Crucial Blames X670E Motherboards For Crippling PCIe 5 SSDs To Gen 1 Speeds

by · HotHardware

We've heard isolated reports of Socket AM5 systems struggling with fast NVMe storage, but apparently the issue comes down to more than just a few incidents. We say that because of a statement from memory vendor Crucial's support team that acknowledges user complaints claiming that when PCIe 5.0 SSDs are installed in 5.0 slots on AMD X670E motherboards, they suffer the risk of being limited to PCIe 1.0 speed, or possibly failing to be detected at all.

Curiously, the issue seems constrained entirely to motherboards with AMD's X670E chipset, and it isn't strictly limited to Crucial's PCIe 5.0 SSDs, either, as users have reported problems with other drives including the Sabrent Rocket 5 and the MSI Spatium M570 PRO. The issue only occurs when the drive is installed in the first M.2 socket offering a direct PCIe 5.0 link to the CPU; put the drive in a PCIe 4.0 slot and all is well.

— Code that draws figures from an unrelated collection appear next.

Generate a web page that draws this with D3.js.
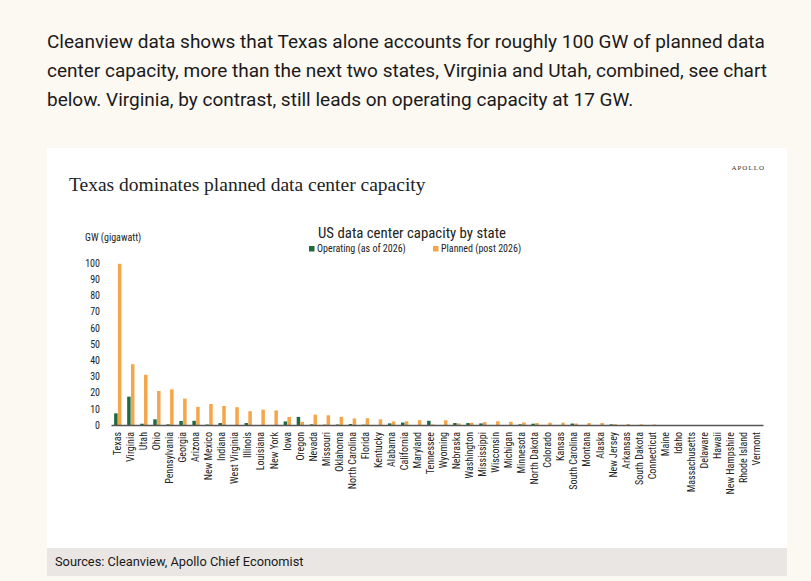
<!DOCTYPE html>
<html>
<head>
<meta charset="utf-8">
<script src="https://cdn.jsdelivr.net/npm/d3@7"></script>
<style>
  html, body { margin: 0; padding: 0; background: #fcf8f2; }
  svg { display: block; }
  .para { font-family: Roboto, "Liberation Sans", sans-serif; font-size: 19px; fill: #1a1a1a; }
  .narrow { font-family: "Liberation Sans Narrow", "Roboto Condensed", "Open Sans", sans-serif; fill: #222; }
</style>
</head>
<body>
<div id="chart"></div>
<script>
// state order as in the chart
let states = ['Texas', 'Virginia', 'Utah', 'Ohio', 'Pennsylvania', 'Georgia', 'Arizona', 'New Mexico',
  'Indiana', 'West Virginia', 'Illinois', 'Louisiana', 'New York', 'Iowa', 'Oregon', 'Nevada',
  'Missouri', 'Oklahoma', 'North Carolina', 'Florida', 'Kentucky', 'Alabama', 'California', 'Maryland',
  'Tennessee', 'Wyoming', 'Nebraska', 'Washington', 'Mississippi', 'Wisconsin', 'Michigan', 'Minnesota',
  'North Dakota', 'Colorado', 'Kansas', 'South Carolina', 'Montana', 'Alaska', 'New Jersey', 'Arkansas',
  'South Dakota', 'Connecticut', 'Maine', 'Idaho', 'Massachusetts', 'Delaware', 'Hawaii',
  'New Hampshire', 'Rhode Island', 'Vermont']

// GW, operating as of 2026
let operating = [7.2, 17.5, 0.8, 3.5, 0.4, 2.5, 2.6, 0.3,
  1.2, 0, 1.2, 0, 0, 2.2, 5, 0.4,
  0.2, 0.3, 0.6, 0.2, 0, 1, 1.5, 0,
  2.6, 0, 1.2, 1.2, 1, 0, 0, 0.4,
  0.8, 0, 0, 0.9, 0, 0, 0.4, 0,
  0, 0, 0, 0, 0, 0, 0,
  0, 0, 0]

// GW, planned post 2026
let planned = [99.5, 37.5, 31, 21, 22, 16.3, 11.2, 13,
  11.8, 11, 8.5, 9.5, 9, 5, 2, 6.4,
  6, 5, 4, 4.2, 3.5, 2.2, 2.3, 3,
  0.3, 2.9, 1, 1.4, 1.8, 2.3, 2, 1.6,
  1.2, 1.4, 1.4, 0.9, 1.2, 1.2, 0.5, 0.6,
  0.4, 0.3, 0, 0, 0, 0, 0,
  0, 0, 0]

let series = ['Operating (as of 2026)', 'Planned (post 2026)']
let colors = ['#1e6b40', '#f5a54a']
let yTicks = [0, 10, 20, 30, 40, 50, 60, 70, 80, 90, 100]

let paragraph = [
  'Cleanview data shows that Texas alone accounts for roughly 100 GW of planned data',
  'center capacity, more than the next two states, Virginia and Utah, combined, see chart',
  'below. Virginia, by contrast, still leads on operating capacity at 17 GW.'
]

let width = 811,
  height = 581

let svg = d3.select('#chart').append('svg')
  .attr('width', width)
  .attr('height', height)

// intro text
svg.append('g').selectAll('text')
  .data(paragraph)
  .enter().append('text')
  .attr('class', 'para')
  .attr('x', 47)
  .attr('y', function (d, i) {
    return 48 + i * 29
  })
  .text(function (d) {
    return d
  })

// card + sources strip
svg.append('rect')
  .attr('x', 47).attr('y', 148)
  .attr('width', 740).attr('height', 400)
  .attr('fill', '#fff')

svg.append('rect')
  .attr('x', 47).attr('y', 548)
  .attr('width', 740).attr('height', 28)
  .attr('fill', '#e9e6e3')

svg.append('text')
  .attr('x', 55).attr('y', 566)
  .attr('font-family', 'Roboto, sans-serif')
  .attr('font-size', 12.8)
  .attr('fill', '#1a1a1a')
  .text('Sources: Cleanview, Apollo Chief Economist')

svg.append('text')
  .attr('x', 765).attr('y', 170)
  .attr('text-anchor', 'end')
  .attr('font-family', '"Liberation Serif", serif')
  .attr('font-size', 7)
  .attr('letter-spacing', 1)
  .attr('fill', '#333')
  .text('APOLLO')

svg.append('text')
  .attr('x', 69).attr('y', 191)
  .attr('font-family', '"Liberation Serif", serif')
  .attr('font-size', 19.5)
  .attr('fill', '#222')
  .text('Texas dominates planned data center capacity')

// plot
let x = d3.scaleBand()
  .domain(states)
  .range([111, 763])

let x1 = d3.scaleBand()
  .domain([0, 1])
  .range([x.bandwidth() * 0.24, x.bandwidth() * 0.8])
  .paddingInner(0.08)

let y = d3.scaleLinear()
  .domain([0, 100])
  .range([425, 263])

svg.append('text')
  .attr('class', 'narrow')
  .attr('x', 318).attr('y', 238)
  .attr('font-size', 15)
  .attr('textLength', 188)
  .attr('lengthAdjust', 'spacingAndGlyphs')
  .attr('fill', '#333')
  .text('US data center capacity by state')

svg.append('text')
  .attr('class', 'narrow')
  .attr('x', 85).attr('y', 241)
  .attr('font-size', 10)
  .text('GW (gigawatt)')

// legend
let legend = svg.append('g').selectAll('g')
  .data(series)
  .enter().append('g')
  .attr('transform', function (d, i) {
    return 'translate(' + (309 + i * 124) + ',246)'
  })

legend.append('rect')
  .attr('width', 5.5).attr('height', 5.5)
  .attr('fill', function (d, i) {
    return colors[i]
  })

legend.append('text')
  .attr('class', 'narrow')
  .attr('x', 8).attr('y', 6)
  .attr('font-size', 10)
  .text(function (d) {
    return d
  })

// y axis labels
let yAxis = svg.append('g')
  .attr('transform', 'translate(100,0)')
  .call(d3.axisLeft(y).tickValues(yTicks).tickSize(0).tickPadding(0))

yAxis.select('.domain').remove()
yAxis.selectAll('text')
  .attr('class', 'narrow')
  .attr('font-size', 10)
  .attr('fill', '#222')

// bars
let groups = svg.append('g').selectAll('.state')
  .data(states)
  .enter().append('g')
  .attr('transform', function (d) {
    return 'translate(' + x(d) + ',0)'
  })

groups.selectAll('rect')
  .data(function (d, i) {
    return [operating[i], planned[i]]
  })
  .enter().append('rect')
  .attr('x', function (d, j) {
    return x1(j)
  })
  .attr('y', function (d) {
    return y(d)
  })
  .attr('width', x1.bandwidth())
  .attr('height', function (d) {
    return y(0) - y(d)
  })
  .attr('fill', function (d, j) {
    return colors[j]
  })

// x axis
let xAxis = svg.append('g')
  .attr('transform', 'translate(0,425)')
  .call(d3.axisBottom(x).tickSize(0).tickPadding(0))

xAxis.select('.domain')
  .attr('stroke', '#555')
  .attr('stroke-width', 1.5)

xAxis.selectAll('text')
  .attr('class', 'narrow')
  .attr('font-size', 10)
  .attr('fill', '#222')
  .attr('text-anchor', 'end')
  .attr('transform', 'rotate(-90)')
  .attr('x', -7)
  .attr('y', 0)
  .attr('dy', '0.35em')
</script>
</body>
</html>
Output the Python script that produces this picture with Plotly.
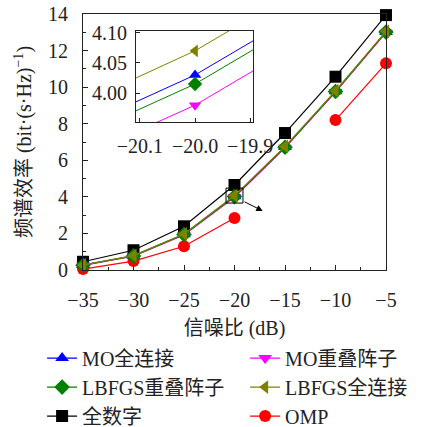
import plotly.graph_objects as go

snr = [-35, -30, -25, -20, -15, -10, -5]
full_digital = [0.45, 1.08, 2.39, 4.65, 7.49, 10.57, 13.94]
lbfgs_full = [0.28, 0.79, 1.97, 4.07, 6.76, 9.80, 13.05]
mo_full = [0.27, 0.78, 1.95, 4.03, 6.72, 9.77, 13.02]
lbfgs_overlap = [0.26, 0.77, 1.94, 4.015, 6.71, 9.76, 13.01]
mo_overlap = [0.25, 0.75, 1.92, 3.98, 6.68, 9.73, 12.98]
omp = [0.05, 0.49, 1.30, 2.84, None, 8.20, 11.30]

FONT = "Liberation Serif, Noto Sans CJK SC, serif"

series = [
    # name, values, color, symbol, legend, legendrank
    ("OMP", omp, "#FF0000", "circle", "legend2", 3),
    ("全数字", full_digital, "#000000", "square", "legend", 3),
    ("MO全连接", mo_full, "#0000FF", "triangle-up", "legend", 1),
    ("MO重叠阵子", mo_overlap, "#FF00FF", "triangle-down", "legend2", 1),
    ("LBFGS重叠阵子", lbfgs_overlap, "#008000", "diamond", "legend", 2),
    ("LBFGS全连接", lbfgs_full, "#808000", "triangle-left", "legend2", 2),
]

fig = go.Figure()
for name, vals, color, sym, leg, rank in series:
    fig.add_trace(go.Scatter(
        x=snr, y=vals, name=name, mode="lines+markers",
        line=dict(color=color, width=1.2),
        marker=dict(symbol=sym, size=12, color=color, line=dict(width=0)),
        legend=leg, legendrank=rank, connectgaps=False, cliponaxis=False,
        xaxis="x", yaxis="y",
    ))
# inset traces
for name, vals, color, sym, leg, rank in series:
    if name in ("OMP", "全数字"):
        continue
    fig.add_trace(go.Scatter(
        x=snr, y=vals, name=name, mode="lines+markers",
        line=dict(color=color, width=1),
        marker=dict(symbol=sym, size=11, color=color, line=dict(width=0)),
        showlegend=False, xaxis="x2", yaxis="y2", cliponaxis=True,
    ))

# zoom box and arrow on main plot
fig.add_shape(type="rect", xref="x", yref="y", x0=-20.84, x1=-19.16, y0=3.66, y1=4.48,
              line=dict(color="black", width=1))
fig.add_annotation(x=-17.2, y=3.23, ax=-19.16, ay=3.77, xref="x", yref="y",
                   axref="x", ayref="y", showarrow=True, arrowhead=2, arrowsize=1.3,
                   arrowwidth=1, arrowcolor="black", text="")

axis_common = dict(showline=True, linecolor="#222", linewidth=1.2, mirror=True,
                   showgrid=False, zeroline=False, ticks="inside", tickcolor="#222",
                   tickfont=dict(family=FONT, size=20, color="#222"))

legend_common = dict(orientation="v", xanchor="left", yanchor="top", y=-0.268,
                     itemwidth=30, font=dict(family=FONT, size=20, color="#222"),
                     bgcolor="rgba(0,0,0,0)", tracegroupgap=0)

fig.update_layout(
    width=422, height=427,
    margin=dict(l=83, r=36, t=14, b=157, autoexpand=False),
    paper_bgcolor="white", plot_bgcolor="white",
    font=dict(family=FONT, size=20, color="#222"),
    xaxis=dict(**axis_common, range=[-35, -5], tickvals=[-35, -30, -25, -20, -15, -10, -5],
               ticktext=["−35", "−30", "−25", "−20", "−15", "−10", "−5"],
               ticklen=5, minor=dict(ticks="inside", ticklen=3, dtick=2.5, tickcolor="#222"),
               ticklabelstandoff=12,
               title=dict(text="信噪比 (dB)", font=dict(family=FONT, size=20), standoff=10)),
    yaxis=dict(**axis_common, range=[0, 14], dtick=2, ticklen=5,
               minor=dict(ticks="inside", ticklen=3, dtick=1, tickcolor="#222"),
               ticklabelstandoff=10,
               title=dict(text="频谱效率 (bit·(s·Hz)<sup>−1</sup>)", font=dict(family=FONT, size=20), standoff=10)),
    xaxis2=dict(**axis_common, domain=[0.175, 0.561], anchor="y2", range=[-20.107, -19.895],
                tickvals=[-20.1, -20.0, -19.9], ticktext=["−20.1", "−20.0", "−19.9"],
                ticklen=4, ticklabelstandoff=6),
    yaxis2=dict(**axis_common, domain=[0.578, 0.934], anchor="x2", range=[3.952, 4.103],
                tickvals=[3.95, 4.00, 4.05, 4.10], ticktext=["3.95", "4.00", "4.05", "4.10"],
                ticklen=4, ticklabelstandoff=4),
    legend=dict(**legend_common, x=-0.135),
    legend2=dict(**legend_common, x=0.535),
    showlegend=True,
)

fig.write_html("out.html")
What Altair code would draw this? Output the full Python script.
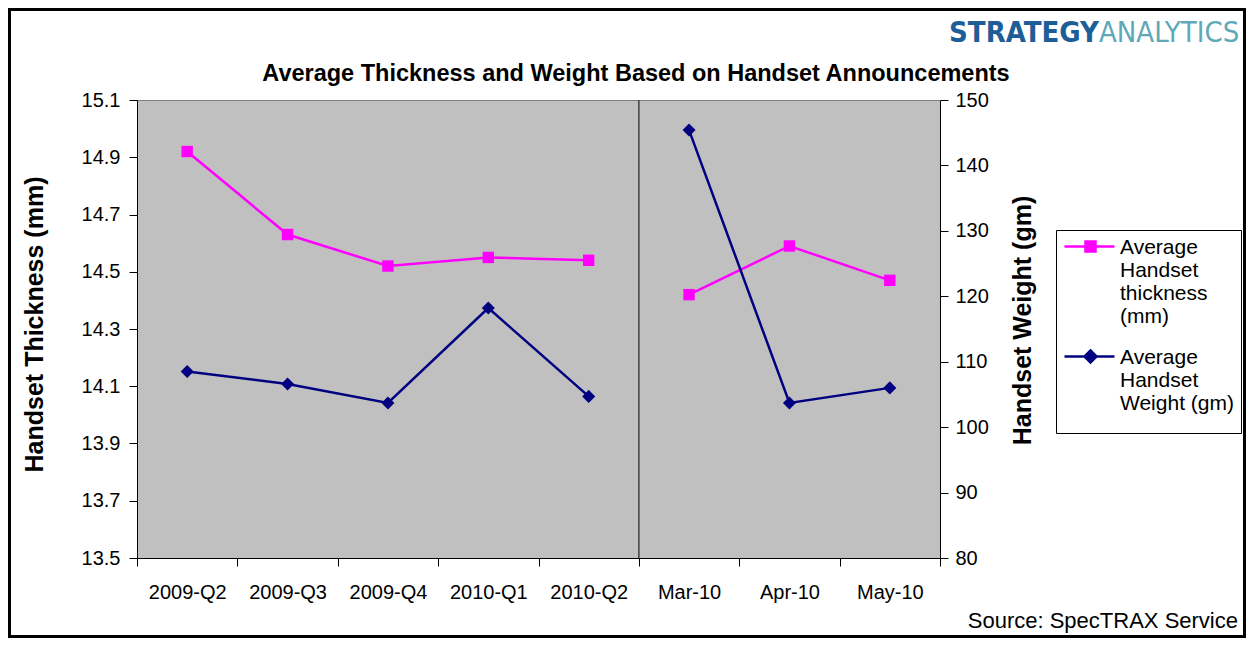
import altair as alt
import pandas as pd

# ---------------- data ----------------
categories = ["2009-Q2", "2009-Q3", "2009-Q4", "2010-Q1", "2010-Q2", "Mar-10", "Apr-10", "May-10"]
periods = ["quarter", "quarter", "quarter", "quarter", "quarter", "month", "month", "month"]
thickness = [14.92, 14.63, 14.52, 14.55, 14.54, 14.42, 14.59, 14.47]
weight = [108.5, 106.6, 103.7, 118.2, 104.7, 145.4, 103.7, 106.0]
series_names = ["Average Handset thickness (mm)", "Average Handset Weight (gm)"]
series_colors = ["#FF00FF", "#000080"]
left_ticks = [13.5, 13.7, 13.9, 14.1, 14.3, 14.5, 14.7, 14.9, 15.1]
right_ticks = [80, 90, 100, 110, 120, 130, 140, 150]
left_title = "Handset Thickness (mm)"
right_title = "Handset Weight (gm)"
chart_title = "Average Thickness and Weight Based on Handset Announcements"
source_text = "Source: SpecTRAX Service"
logo_parts = ["STRATEGY", "ANALYTICS"]
logo_colors = ["#1E5E98", "#5FA8B8"]

FONT = "Arial, Liberation Sans, sans-serif"
NARROW = "Liberation Sans Narrow, Arial Narrow, DejaVu Sans Condensed, sans-serif"
W, H = 803, 458

df_t = pd.DataFrame({"cat": categories, "value": thickness, "period": periods})
df_w = pd.DataFrame({"cat": categories, "value": weight, "period": periods})
df_leg = pd.DataFrame({"series": series_names})

xscale = alt.Scale(type="band", domain=categories, paddingInner=0, paddingOuter=0)
x_axis = alt.Axis(title=None, tickBand="extent", bandPosition=0.5, labelAngle=0,
                  labelAlign="center", labelFontSize=20,
                  labelFont=FONT, labelColor="black", labelPadding=16, tickSize=8,
                  tickColor="black", domainColor="black", grid=False)
x_enc = alt.X("cat:O", sort=categories, scale=xscale, axis=x_axis)

# legend symbols: line with marker, lowered to the first label line
SQ = "M-11,10H39M10,5H20V15H10Z"
DI = "M-11,10H39M15,4L21,10L15,16L9,10Z"
legend = alt.Legend(
    title=None, orient="none", legendX=919, legendY=117, padding=9,
    symbolSize=4, symbolStrokeWidth=2.5, symbolOpacity=1,
    labelFont=FONT, labelFontSize=21, labelColor="black", labelOffset=34, labelLimit=400,
    labelBaseline="top", rowPadding=9,
    labelExpr="datum.label === '" + series_names[0] + "' ? ['Average','Handset','thickness','(mm)'] : ['Average','Handset','Weight (gm)']",
)
leg_layer = alt.Chart(df_leg).mark_point(filled=True, opacity=0, strokeWidth=2.5).encode(
    x=alt.value(0), y=alt.value(0),
    color=alt.Color("series:N", scale=alt.Scale(domain=series_names, range=series_colors), legend=legend),
    stroke=alt.Stroke("series:N", scale=alt.Scale(domain=series_names, range=series_colors), legend=legend),
    shape=alt.Shape("series:N", scale=alt.Scale(domain=series_names, range=[SQ, DI]), legend=legend),
)
# white legend box with black border
leg_box = alt.Chart(pd.DataFrame({"a": [0]})).mark_rect(fill="white", stroke="black", strokeWidth=1).encode(
    x=alt.value(919.5), x2=alt.value(1104.5), y=alt.value(130.5), y2=alt.value(333.5))

yl = alt.Y("value:Q", scale=alt.Scale(domain=[13.5, 15.1], nice=False, zero=False),
           axis=alt.Axis(values=left_ticks, format=".1f", title=left_title, titleFont=FONT,
                         titleFontSize=25, titleFontWeight="bold", titleColor="black",
                         titleAngle=-90, titleBaseline="alphabetic", titleX=-95, titleY=224,
                         labelFontSize=20, labelFont=FONT, labelColor="black", labelPadding=9,
                         tickSize=8, tickColor="black", domainColor="black", grid=False))
yr = alt.Y("value:Q", scale=alt.Scale(domain=[80, 150], nice=False, zero=False),
           axis=alt.Axis(orient="right", values=right_ticks, format="d", title=right_title,
                         titleFont=FONT, titleFontSize=25, titleFontWeight="bold", titleColor="black",
                         titleAngle=-90, titleBaseline="alphabetic", titleX=90, titleY=220,
                         labelFontSize=20, labelFont=FONT, labelColor="black", labelPadding=7,
                         tickSize=8, tickColor="black", domainColor="black", grid=False))

sep = alt.Chart(pd.DataFrame({"cat": [categories[5]]})).mark_rule(color="#404040", strokeWidth=1.5).encode(
    x=alt.X("cat:O", sort=categories, scale=xscale, bandPosition=0, axis=x_axis))

t_line = alt.Chart(df_t).mark_line(strokeWidth=2.5, color=series_colors[0]).encode(x=x_enc, y=yl, detail="period:N")
t_pts = alt.Chart(df_t).mark_point(shape="square", filled=True, size=130, opacity=1,
                                   color=series_colors[0]).encode(x=x_enc, y=yl)
w_line = alt.Chart(df_w).mark_line(strokeWidth=2.5, color=series_colors[1]).encode(x=x_enc, y=yr, detail="period:N")
w_pts = alt.Chart(df_w).mark_point(shape="diamond", filled=True, size=170, opacity=1,
                                   color=series_colors[1]).encode(x=x_enc, y=yr)

left_layer = alt.layer(t_line, sep, t_pts, leg_box, leg_layer)
right_layer = alt.layer(w_line, w_pts)


def text_layer(txt, x, y, size, color="black", weight="normal", align="left", font=FONT):
    return alt.Chart(pd.DataFrame({"t": [txt]})).mark_text(
        align=align, baseline="alphabetic", fontSize=size, fontWeight=weight, color=color, font=font
    ).encode(text="t:N", x=alt.value(x), y=alt.value(y))


title_l = text_layer(chart_title, 499, -19, 23.5, weight="bold", align="center")
source_l = text_layer(source_text, 1101, 528, 22, align="right")
logo1 = text_layer(logo_parts[0], 962, -58, 29, color=logo_colors[0], weight="bold", align="right", font=NARROW)
logo2 = text_layer(logo_parts[1], 962, -58, 29, color=logo_colors[1], weight="normal", align="left", font=NARROW)
frame = alt.Chart(pd.DataFrame({"a": [0]})).mark_rect(fillOpacity=0, stroke="black", strokeWidth=3).encode(
    x=alt.value(-127.5), x2=alt.value(1107.5), y=alt.value(-90.5), y2=alt.value(536.5))

chart = alt.layer(left_layer, right_layer, title_l, source_l, logo1, logo2, frame).resolve_scale(
    y="independent").properties(
    width=W, height=H,
    padding={"left": 129, "top": 92, "right": 306, "bottom": 80},
    autosize=alt.AutoSizeParams(type="none"),
    background="white",
).configure_view(fill="#C0C0C0", stroke="#808080", strokeWidth=1)

chart.save("out.html", embed_options={"renderer": "svg", "actions": False})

Celestion posting a response from Crucial on the ROG Forums.

Crucial's statement, posted by Celestion on the ASUS ROG forums, seems to directly blame motherboard manufacturers and say that the only solution will be a BIOS update. Indeed, MSI has apparently released a BIOS update that addresses this issue for at least the MEG X670E GODLIKE board, if not others. Users have posted saying that the firmware update fixed their PCIe 5.0 SSD woes.

Given that it can apparently be resolved with a firmware fix, we think this issue is likely down to a power management function gone awry. Unfortunately, users have reported that disabling various power management features in both Windows and BIOS does nothing for the problem. It looks like bedraggled users really will have to wait for a BIOS update to enjoy full PCIe 5.0 storage speeds on their X670E motherboards.

This story comes to us by way of WCCFTech, who compiled a handful of links to users complaining about this problem on various forums. According to that site, ASUS has largely been telling affected customers to contact their SSD manufacturers for support. In the meantime, moving the SSD to a 4.0 slot may offer stable—if somewhat slower—performance.